→ **What you need to do**
Extract every line where the string "that" appears.

→ **Material**
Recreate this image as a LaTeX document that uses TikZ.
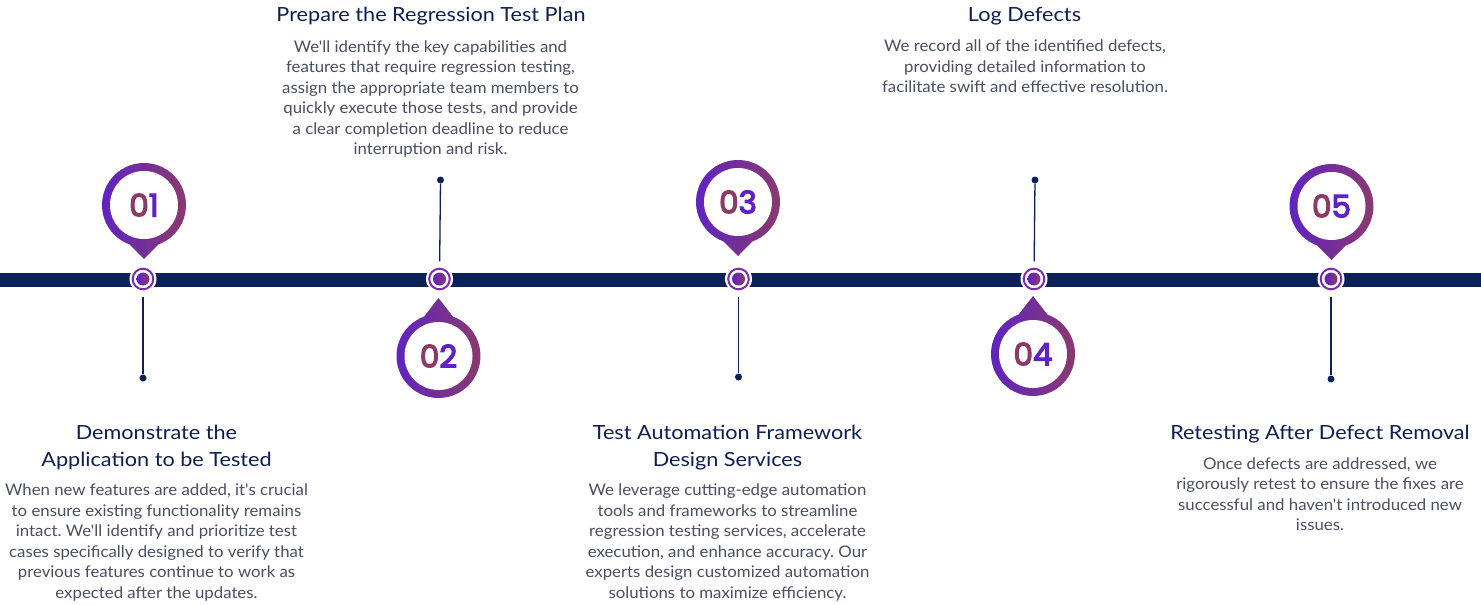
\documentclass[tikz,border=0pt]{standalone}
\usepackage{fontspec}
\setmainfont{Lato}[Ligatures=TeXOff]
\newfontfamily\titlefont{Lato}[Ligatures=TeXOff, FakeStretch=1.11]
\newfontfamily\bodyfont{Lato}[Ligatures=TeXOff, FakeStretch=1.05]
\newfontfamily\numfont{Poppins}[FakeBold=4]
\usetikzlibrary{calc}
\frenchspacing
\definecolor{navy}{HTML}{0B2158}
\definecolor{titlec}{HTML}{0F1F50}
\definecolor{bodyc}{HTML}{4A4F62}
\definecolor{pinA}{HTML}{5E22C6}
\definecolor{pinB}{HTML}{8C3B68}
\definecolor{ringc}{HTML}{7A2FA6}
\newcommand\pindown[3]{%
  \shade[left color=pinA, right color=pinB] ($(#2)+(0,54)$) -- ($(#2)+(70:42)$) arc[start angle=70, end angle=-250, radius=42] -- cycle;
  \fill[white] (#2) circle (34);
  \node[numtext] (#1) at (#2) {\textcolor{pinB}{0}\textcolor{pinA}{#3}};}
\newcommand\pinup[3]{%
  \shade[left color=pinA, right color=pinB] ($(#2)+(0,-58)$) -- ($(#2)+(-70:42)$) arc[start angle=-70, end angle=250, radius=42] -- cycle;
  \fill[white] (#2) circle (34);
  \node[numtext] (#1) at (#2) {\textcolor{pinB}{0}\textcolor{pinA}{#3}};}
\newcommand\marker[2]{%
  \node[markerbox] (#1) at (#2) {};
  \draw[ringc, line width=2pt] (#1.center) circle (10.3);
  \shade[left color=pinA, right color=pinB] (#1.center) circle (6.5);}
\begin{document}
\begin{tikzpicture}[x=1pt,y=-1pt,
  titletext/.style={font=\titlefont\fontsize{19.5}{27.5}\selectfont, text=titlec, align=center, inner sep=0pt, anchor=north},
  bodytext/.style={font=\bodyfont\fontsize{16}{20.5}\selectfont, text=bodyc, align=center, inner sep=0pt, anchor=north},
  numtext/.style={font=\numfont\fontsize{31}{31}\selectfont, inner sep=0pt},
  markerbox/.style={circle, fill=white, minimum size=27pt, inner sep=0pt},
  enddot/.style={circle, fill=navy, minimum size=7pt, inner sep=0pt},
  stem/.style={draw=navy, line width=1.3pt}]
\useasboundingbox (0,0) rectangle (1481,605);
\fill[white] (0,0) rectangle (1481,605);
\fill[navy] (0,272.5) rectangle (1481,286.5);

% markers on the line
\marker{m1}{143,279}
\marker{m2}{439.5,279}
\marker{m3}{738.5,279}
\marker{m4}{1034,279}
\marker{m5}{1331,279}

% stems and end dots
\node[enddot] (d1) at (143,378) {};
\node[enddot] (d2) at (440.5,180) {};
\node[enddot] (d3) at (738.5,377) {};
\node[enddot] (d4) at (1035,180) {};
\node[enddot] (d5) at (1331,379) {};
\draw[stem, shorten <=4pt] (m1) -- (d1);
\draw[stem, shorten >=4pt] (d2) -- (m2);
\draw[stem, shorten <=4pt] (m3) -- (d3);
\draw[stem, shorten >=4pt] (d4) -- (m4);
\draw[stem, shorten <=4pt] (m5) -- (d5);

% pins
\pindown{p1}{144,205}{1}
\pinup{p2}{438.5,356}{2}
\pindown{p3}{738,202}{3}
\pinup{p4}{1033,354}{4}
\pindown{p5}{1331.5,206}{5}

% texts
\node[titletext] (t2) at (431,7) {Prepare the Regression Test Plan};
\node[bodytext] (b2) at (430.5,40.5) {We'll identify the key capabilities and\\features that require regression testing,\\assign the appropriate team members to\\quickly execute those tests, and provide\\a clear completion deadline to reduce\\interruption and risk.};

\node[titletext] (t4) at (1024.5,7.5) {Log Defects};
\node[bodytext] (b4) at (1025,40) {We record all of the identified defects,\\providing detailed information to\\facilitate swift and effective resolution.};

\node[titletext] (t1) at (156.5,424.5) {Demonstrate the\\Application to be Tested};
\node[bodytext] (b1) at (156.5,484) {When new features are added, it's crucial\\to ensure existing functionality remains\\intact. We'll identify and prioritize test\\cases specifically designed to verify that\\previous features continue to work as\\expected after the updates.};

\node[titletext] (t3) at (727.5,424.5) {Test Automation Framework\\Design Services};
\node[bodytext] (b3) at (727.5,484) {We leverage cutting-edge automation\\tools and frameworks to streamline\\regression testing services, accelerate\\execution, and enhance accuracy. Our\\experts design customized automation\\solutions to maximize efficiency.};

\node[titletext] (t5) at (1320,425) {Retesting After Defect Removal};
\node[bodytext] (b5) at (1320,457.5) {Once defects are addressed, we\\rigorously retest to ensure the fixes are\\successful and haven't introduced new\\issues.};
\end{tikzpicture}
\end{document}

→ **Reply**
Recreate this image as a LaTeX document that uses TikZ.
\node[bodytext] (b2) at (430.5,40.5) {We'll identify the key capabilities and\\features that require regression testing,\\assign the appropriate team members to\\quickly execute those tests, and provide\\a clear completion deadline to reduce\\interruption and risk.};
\node[bodytext] (b1) at (156.5,484) {When new features are added, it's crucial\\to ensure existing functionality remains\\intact. We'll identify and prioritize test\\cases specifically designed to verify that\\previous features continue to work as\\expected after the updates.};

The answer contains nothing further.